By Bridget Chiedu Onochie, Abuja Bureau Chief
17 September 2021   |   3:26 am
A South-East socio-cultural organisation, known as Igbonine, has blamed the continuous sit-at-home order compliance in the region on the failure of politicians to address the issue of insecurity.

Ndigbo

• Says miscreants, not IPOB, responsible for halt in activities

A South-East socio-cultural organisation, known as Igbonine, has blamed the continuous sit-at-home order compliance in the region on the failure of politicians to address the issue of insecurity.

President-General, Igbonine Socio-Cultural Organisation, High Chief Emeka Okonkwo, who spoke at an event yesterday in Abuja to discuss the lingering grinding of business activities across states in the region, hinted that sitting at home is not synonymous with the Igbo people and not their culture.

The group, therefore, said it was constrained to call the attention of Igbo brothers and sisters supporting some misguided youths involved in the damage to the psyche, lives and welfare of the people living in the South-East geo-political region, to the negative impacts of their actions on Ndigbo.

“Apart from loss of lives, we are losing businesses and income on a daily basis from the apparently unending sit-at-home orders.

“We cannot continue this voyage of self-destruction and cutting our nose to spite our face. The state of affairs in the South-East is capable of completely destroying the enterprise of the Igbo man and revising the gains of the Akuluono philosophy,” the group said.

While charging state governors in the region to show seriousness by taking charge of the situation, the group also called on religious leaders, Ohanaeze Ndigbo and other institutions, to consult among themselves on how to end the actions of self-immolation in Igboland.

Okonkwo, who debunked the insinuation that the sit-at-home action was in obedience to the directive issued by Indigenous People of Biafra (IPOB), said citizens were rather confined to their homes by distrust for their leaders.

According to him, people preferred to stay at home for fear of being killed or kidnapped due to failure of the federal and states’ security architecture.
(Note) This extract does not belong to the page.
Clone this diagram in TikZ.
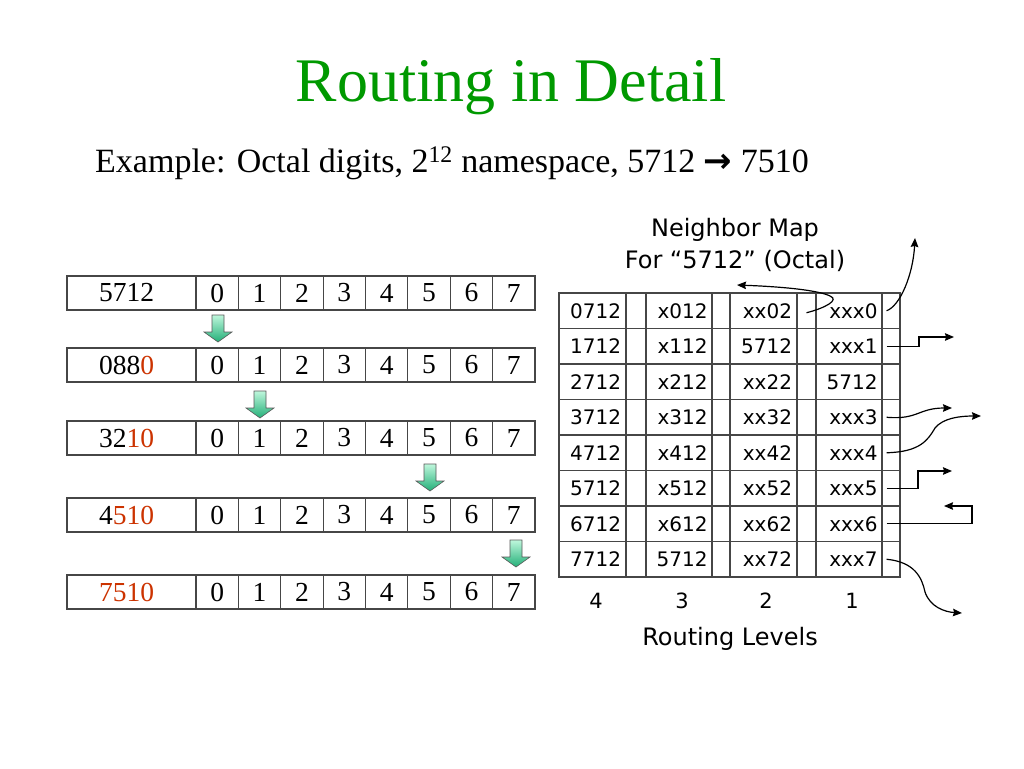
\documentclass[tikz,border=0pt]{standalone}
\usepackage{fontspec}
\setmainfont{Liberation Serif}
\newfontfamily\tabfont{DejaVu Sans}
\newfontfamily\symfont{DejaVu Sans}
\usetikzlibrary{arrows.meta}
\definecolor{titlegreen}{RGB}{0,153,0}
\definecolor{digred}{RGB}{204,51,0}
\definecolor{gridgray}{RGB}{70,70,70}
\definecolor{mintlight}{RGB}{190,247,220}
\definecolor{mintdark}{RGB}{35,175,120}
\newcommand\redd[1]{\textcolor{digred}{#1}}
\tikzset{
  lbox/.style={draw=gridgray, line width=1.1pt, minimum width=129pt, minimum height=34pt,
    inner xsep=32pt, inner ysep=0pt, text width=65pt, align=left, font=\fontsize{27.5}{27.5}\selectfont},
  cbox/.style={draw=gridgray, line width=1.1pt, minimum width=42.375pt, minimum height=34pt,
    inner sep=0pt, font=\fontsize{27.5}{27.5}\selectfont},
  tcell/.style={draw=gridgray, line width=1.1pt, minimum width=#1, minimum height=35.5pt,
    inner xsep=4.5pt, inner ysep=0pt, text width=57pt, align=right, font=\tabfont\fontsize{20}{20}\selectfont},
  bcell/.style={draw=gridgray, line width=1.1pt, minimum width=#1, minimum height=35.5pt, inner sep=0pt},
  conn/.style={draw=black, line width=1.2pt, -{Stealth[length=9pt,width=7.5pt,inset=1pt]}},
  garrowfill/.style={draw=black!65, line width=0.6pt, top color=mintlight, bottom color=mintdark},
  garrow/.pic={\path[garrowfill] (-6,0) -- (6,0) -- (6,17) -- (14,17) -- (0,27) -- (-14,17) -- (-6,17) -- cycle;},
  headlbl/.style={font=\tabfont\fontsize{24}{24}\selectfont, anchor=base, inner sep=0pt},
  lvl/.style={font=\tabfont\fontsize{21}{21}\selectfont, anchor=base, inner sep=0pt}
}
\begin{document}
\begin{tikzpicture}[x=1pt,y=-1pt]
\fill[white] (0,0) rectangle (1024,768);
\useasboundingbox (0,0) rectangle (1024,768);

% title and subtitle
\node[font=\fontsize{62}{62}\selectfont, text=titlegreen, anchor=base, inner sep=0pt] (title) at (511,101) {Routing in Detail};
\node[font=\fontsize{34}{34}\selectfont, anchor=base west, inner sep=0pt] (sub) at (95,172)
  {Example: Octal digits, 2\textsuperscript{12} namespace, 5712 {\symfont\bfseries →} 7510};

% left arrays
\foreach \r/\yc/\lab in {1/293/5712, 2/365/088\redd{0}, 3/438/32\redd{10}, 4/515/4\redd{510}, 5/592/\redd{7510}}{
  \node[lbox] (L\r) at (131.5,\yc) {\lab};
  \foreach \k in {0,...,7}{
    \node[cbox] (C\r-\k) at ({196+42.375*(\k+0.5)},\yc) {\k};
  }
}

% green step arrows
\pic at (218,315) {garrow};
\pic at (260,391) {garrow};
\pic at (430,464) {garrow};
\pic at (516,540) {garrow};

% neighbor map heading
\node[headlbl] (nm1) at (735,236) {Neighbor Map};
\node[headlbl] (nm2) at (735,268) {For “5712” (Octal)};

% neighbor table
\foreach \i/\a/\b/\c/\d in {1/0712/x012/xx02/xxx0, 2/1712/x112/5712/xxx1, 3/2712/x212/xx22/5712,
  4/3712/x312/xx32/xxx3, 5/4712/x412/xx42/xxx4, 6/5712/x512/xx52/xxx5, 7/6712/x612/xx62/xxx6,
  8/7712/5712/xx72/xxx7}{
  \pgfmathsetmacro\yc{293+35.5*(\i-0.5)}
  \node[tcell=67pt] (t\i-1) at (592.5,\yc) {\a};
  \node[bcell=20pt] (b\i-1) at (636,\yc) {};
  \node[tcell=66pt] (t\i-2) at (679,\yc) {\b};
  \node[bcell=18pt] (b\i-2) at (721,\yc) {};
  \node[tcell=67pt] (t\i-3) at (763.5,\yc) {\c};
  \node[bcell=19pt] (b\i-3) at (806.5,\yc) {};
  \node[tcell=66pt] (t\i-4) at (849,\yc) {\d};
  \node[bcell=18pt] (b\i-4) at (891,\yc) {};
}

% routing levels
\node[lvl] (lv4) at (596,608) {4};
\node[lvl] (lv3) at (682,608) {3};
\node[lvl] (lv2) at (766,608) {2};
\node[lvl] (lv1) at (852,608) {1};
\node[headlbl] (rl) at (730,645) {Routing Levels};

% free ends of the pointers
\coordinate (e0) at (915,238);
\coordinate (eL) at (737,285);
\coordinate (e1a) at (919,337);
\coordinate (e1) at (954,337);
\coordinate (e3) at (952,408);
\coordinate (e4) at (981,416);
\coordinate (e5a) at (918,471);
\coordinate (e5) at (952,471);
\coordinate (e6a) at (972,506);
\coordinate (e6) at (944,506);
\coordinate (e7) at (962,613);

% pointers
\draw[conn] ([xshift=4pt]t1-4.east) .. controls (900,306) and (913,275) .. (e0);
\draw[conn] ([yshift=-2pt]b1-3.center) .. controls (825,308) and (840,300) .. (830,296)
  .. controls (820,291) and (790,287) .. (eL);
\draw[conn] ([xshift=4pt]t2-4.east) -| (e1a) -- (e1);
\draw[conn] ([xshift=4pt]t4-4.east) .. controls (918,420) and (918,408) .. (e3);
\draw[conn] ([xshift=4pt]t5-4.east) .. controls (920,452) and (928,440) .. (935,428)
  .. controls (943,418) and (960,416) .. (e4);
\draw[conn] ([xshift=4pt]t6-4.east) -| (e5a) -- (e5);
\draw[conn] ([xshift=4pt]t7-4.east) -| (e6a) -- (e6);
\draw[conn] ([xshift=4pt]t8-4.east) .. controls (915,562) and (922,578) .. (925,592)
  .. controls (930,607) and (945,612) .. (e7);
\end{tikzpicture}
\end{document}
Okonkwo, who insisted that it was the handiwork of miscreants disguising as IPOB members, called for meticulous investigation into the death of Rev. Emeka Mezenu, a priest in charge of St. Andrew’s Anglican Church that was stabbed to death in Imo State.

Mezenu was speculated to have been killed for defiling the forced stay-at-home order as well as allow students to sit for their West African Senior Secondary School Certificate Examination (WASSSCE) at his parish.

The group, which remained skeptical about some of the happenings in the region, stressed that some miscreants had taken advantage of the lacuna created by IPOB protest to perpetuate evil in the region.